Quartet: Orchestrating the Second American Revolution, 1783-1789
by Ellis, Joseph J.
 
In The Quartet, Pulitzer Prize–winning historian Joseph Ellis tells the unexpected story of why the thirteen colonies, having just fought off the imposition of a distant centralized governing power, would decide to subordinate themselves anew.  Ellis gives us a dramatic portrait of one of the most crucial and misconstrued periods in American history: the years between the end of the Revolution and the formation of the federal government.

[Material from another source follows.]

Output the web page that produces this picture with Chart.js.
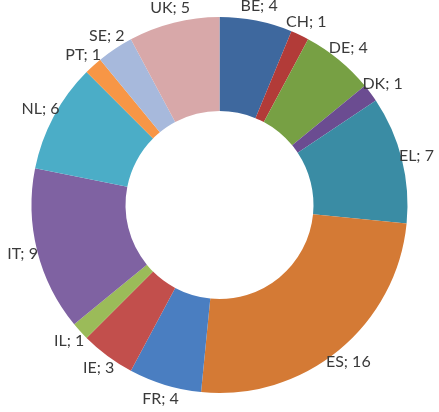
<!DOCTYPE html>
<html>
<head>
<meta charset="utf-8">
<script src="https://cdn.jsdelivr.net/npm/chart.js@4/dist/chart.umd.min.js"></script>
<style>
  html, body { margin: 0; padding: 0; background: #ffffff; }
  #wrap { width: 439px; height: 412px; position: relative; }
</style>
</head>
<body>
<div id="wrap"><canvas id="c" width="439" height="412"></canvas></div>
<script>
const categories = ["BE", "CH", "DE", "DK", "EL", "ES", "FR", "IE", "IL", "IT", "NL", "PT", "SE", "UK"];
const values = [4, 1, 4, 1, 7, 16, 4, 3, 1, 9, 6, 1, 2, 5];
const colors = ["#3E689E", "#B23B38", "#77A044", "#6B4C91", "#3A8CA4", "#D47A35", "#4A7EC1", "#C24F4C", "#9BBB59", "#7F62A2", "#4BADC7", "#F79646", "#A7B9DC", "#D8A8A9"];

const labelPlugin = {
  id: 'sliceLabels',
  afterDatasetsDraw(chart) {
    const ctx = chart.ctx;
    const meta = chart.getDatasetMeta(0);
    ctx.save();
    ctx.font = '16px Lato, "Open Sans", sans-serif';
    ctx.fillStyle = '#3a3a3a';
    ctx.textAlign = 'center';
    ctx.textBaseline = 'middle';
    meta.data.forEach((arc, i) => {
      const p = arc.getProps(['x', 'y', 'startAngle', 'endAngle', 'outerRadius'], true);
      const mid = (p.startAngle + p.endAngle) / 2;
      const r = p.outerRadius + 15;
      const x = p.x + Math.cos(mid) * r;
      const y = p.y + Math.sin(mid) * r;
      ctx.fillText(categories[i] + '; ' + values[i], x, y);
    });
    ctx.restore();
  }
};

new Chart(document.getElementById('c'), {
  type: 'doughnut',
  data: {
    labels: categories,
    datasets: [{
      data: values,
      backgroundColor: colors,
      borderWidth: 0
    }]
  },
  options: {
    responsive: false,
    animation: false,
    cutout: '50%',
    layout: { padding: { top: 17, bottom: 19, left: 0, right: 0 } },
    plugins: {
      legend: { display: false },
      tooltip: { enabled: false }
    }
  },
  plugins: [labelPlugin]
});
</script>
</body>
</html>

George Washington, Alexander Hamilton, John Jay, and James Madison, with the help of Robert Morris and Gouverneur Morris, shaped the contours of American history by diagnosing the systemic dysfunctions created by the Articles of Confederation, manipulating the political process to force the calling of the Constitutional Convention, conspiring to set the agenda in Philadelphia, orchestrating the debate in the state ratifying conventions, and, finally, drafting the Bill of Rights to assure state compliance with the constitutional settlement.

The Quartet unmasks a myth, and in its place presents an even more compelling truth—one that lies at the heart of understanding the creation of the United States of America.
 
Published May, 2016 by Knopf Doubleday Publishing Group, Paperback, ISBN: 9780804172486, ISBN-10: 080417248X, List Price $16.00.